Infant Skin Discoloration

Fact Checked

iJohn Foxx/Stockbyte/Getty Images

Most babies aren’t born with pristine skin. Their brand-new skin is thin, delicate and susceptible to discoloration. Although some conditions can cause lifelong skin discolorations, most or all of a young infant’s splotches, blemishes and fluctuating shades of blue and red will diminish within a couple of months.

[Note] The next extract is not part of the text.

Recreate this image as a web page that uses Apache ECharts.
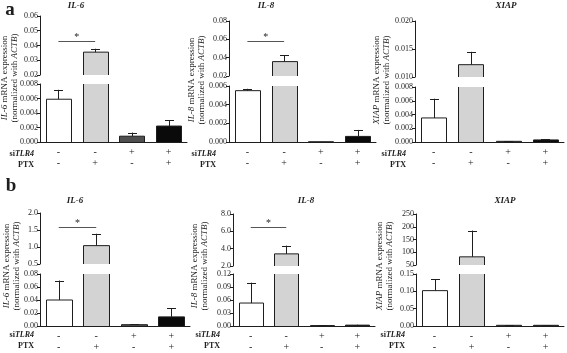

Two common types of skin discoloration in newborns are skin mottling, which presents as a pattern of reddish and pale areas on the skin, and acrocyanosis, which shows up as blueness in the hands, feet and lips. An infant with a yellow tinge to his skin and eyes likely has a condition known as infant jaundice. Red, brown, black and dark bluish splotches are typically birthmarks. Abrasions such as scratches and bruises can also cause skin discoloration.

Common Causes

Skin mottling and acrocyanosis are common in newborn babies, as humans are initially born with unstable blood circulation at the surface of the skin. Infant jaundice is common in preterm newborns (prior to or around 36 weeks gestation) whose livers haven’t matured enough to clear a chemical called bilirubin from the body. Birthmarks can be inherited but generally aren’t, and they aren’t usually related to any skin trauma during birth. Alternately, skin abrasions are typically caused by the trauma of childbirth and will generally heal within a week or two.

A Serious Cause

In many normal births, newborns change colors—typically from blue to red, with a residual bluish tint in the hands and feet—within the first few days of life. However, a baby whose body consistently has a bluish tint may have a more serious underlying condition, according to the University of Virginia Health System. This blue coloring, called cyanosis, is a sign of breathing problems or a symptom that occurs when a baby’s heart isn’t properly pumping oxygenated blood through the body.


Although most instances of skin discoloration don’t signal serious problems, some may become more serious if they go untreated. For example, severe jaundice, untreated, can cause brain damage after bilirubin passes into the brain. Brain damage due to jaundice may cause permanent complications such as hearing loss, involuntary and uncontrolled movements, a permanent upward gaze and intellectual impairment.


Although many skin discolorations go away on their own, some conditions may require treatment. Moderate or severe jaundice is commonly treated with light therapy, which alters the structure of all bilirubin molecules in a baby’s body, ultimately allowing them to be excreted through urine and feces. Underlying causes of cyanosis may be treated with additional medications or heart repair surgery. Finally, birthmarks causing disfigurement and additional physical problems may be treated with laser therapy, surgery or steroids.